Polish troops in Warsaw, 19 January 1945, public domain

It is characteristic to the Soviets that one the first things they did after taking Warsaw was establishing operational groups meant to find the members of the underground, especially the leaders. The formal dissolution of the Home Army (19 January) did not stop these actions. The repressions also affected civilians. 50-60 thousand people were taken from Pomerania and Silesia for forced labour to the USSR, regardless of them being citizens of Poland or Germany before the war.

In February, during the Yalta conference, the powers decided the fate of Poland. Stalin’s territorial demands were accepted, in return offering a part of the German territory to Poland. A decision was also made to establish the Provisional Government of National Unity, which was to organize a free election. Those decisions were rejected by the Polish government-in-exile, which said that the declaration was a “new partition of Poland, this time done by the hands of our allies”.

The leaders of the conspiracy, despite criticizing Yalta, declared readiness for negotiations on creating a new government. However, Stalin did not mean to let them participate. In the end of March, the leaders of the Polish Underground State invited for the talks were imprisoned and sent to Moscow, where they were placed in the Lubyanka NKVD prison. Among them was the last commander of the Home Army gen. Leopold Okulicki, deputy prime minister and government delegate for Poland Jan S. Jankowski and chairman of the Council of National Unity (underground parliament) Kazimierz Pużak. For a few weeks the USSR government maintained that their location is unknown.

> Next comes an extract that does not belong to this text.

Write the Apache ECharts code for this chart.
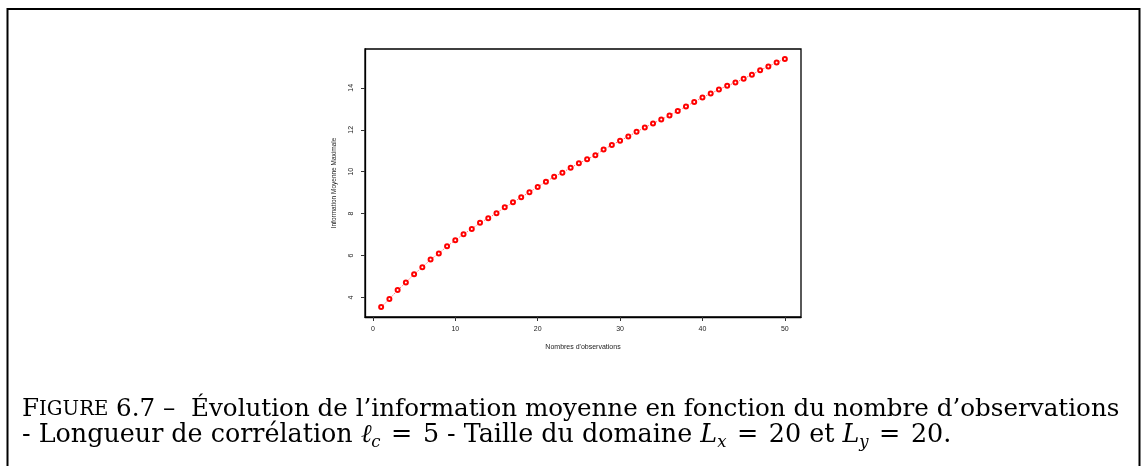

Leopold Okulicki in the NKVD prison, 1945 (public domain)

The show trial of the Polish leaders took place in Moscow in June 1945. To humiliate them, and all other Poles fighting the occupant, they were convicted of, among others, cooperating with the Germans. The sentences were relatively mild (up to 10 years of prison), but three convicts (Okulicki, Jankowski and the deputy government delegate Stanisław Jasiukowicz) died in prison in circumstances that were never explained. Others were imprisoned again after returning to Poland ruled by communists.

It was not a coincidence that this process took place at the same time as the talks about creating the Provisional Government of National Unity. It had only one member not connected with Moscow – ex-prime-minister-in-exile Stanisław Mikołajczyk, along with a few associates. During the talks one of the communist leaders, Władysław Gomułka, spoke the historic words: “Once we have power, we will never give it away. […] You may keep shouting that the blood of Polish nation is being shed, that the NKVD rules Poland — it will not cause us to turn in our course.”

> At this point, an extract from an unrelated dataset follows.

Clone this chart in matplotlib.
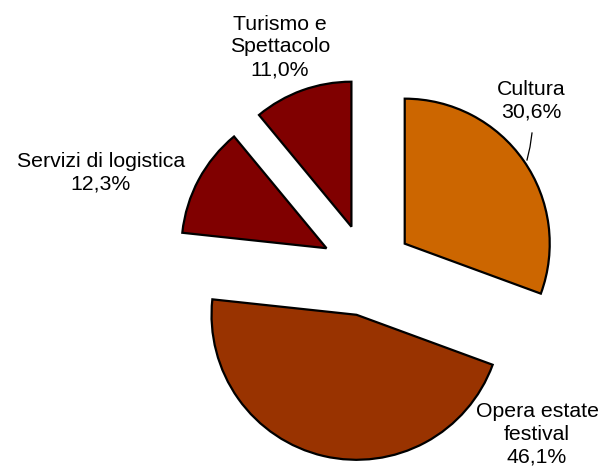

Poles held high hopes for the return of Mikołajczyk, believing that regaining freedom and independence would be possible. However, this didn’t happen. Only a few days later, in the middle of July tens of thousands soldiers of the 50th army, a part of the 3rd Belarusian front, and 62nd NKVD division organized a huge operation in north-eastern Poland, known as the “Augustów roundup”. 7 thousand people suspected of cooperating with the underground were arrested, 600 of them were killed in a place still unknown.

Stanisław Mikołajczyk, Prime Minister of Poland in Exile (1943-1944), Deputy of Prime Minister Of Provisional Goverment of National Unity in Poland 1945-1947, public domain

At this time monuments of “gratitude” for the “liberators” from the Red Army were already being raised from the initiative of the Moscow-imposed government. Simultaneously thousands of heroes from the war were in prisons or Soviet camps, many others were murdered by those “liberators” or their local henchmen. Others remained in conspiracy or in emigration. The true feelings about the monuments erected without the Poles’ will were represented by numerous attempts to destroy them.

NKVD troops were stationed in Poland until 1947, and the Soviet army remained until 1993. Soviet soldiers ended the German occupation, but they didn’t bring freedom, simply new oppression. The fight with the communist dictatorship lasted many years, bringing new victims. Freedom came only after the victory of “Solidarity”.

 

Author: Dr. Łukasz Kamiński – the President of the Platform of European Memory and Conscience and former President of the Institute of National Remembrance from 2011 to 2016.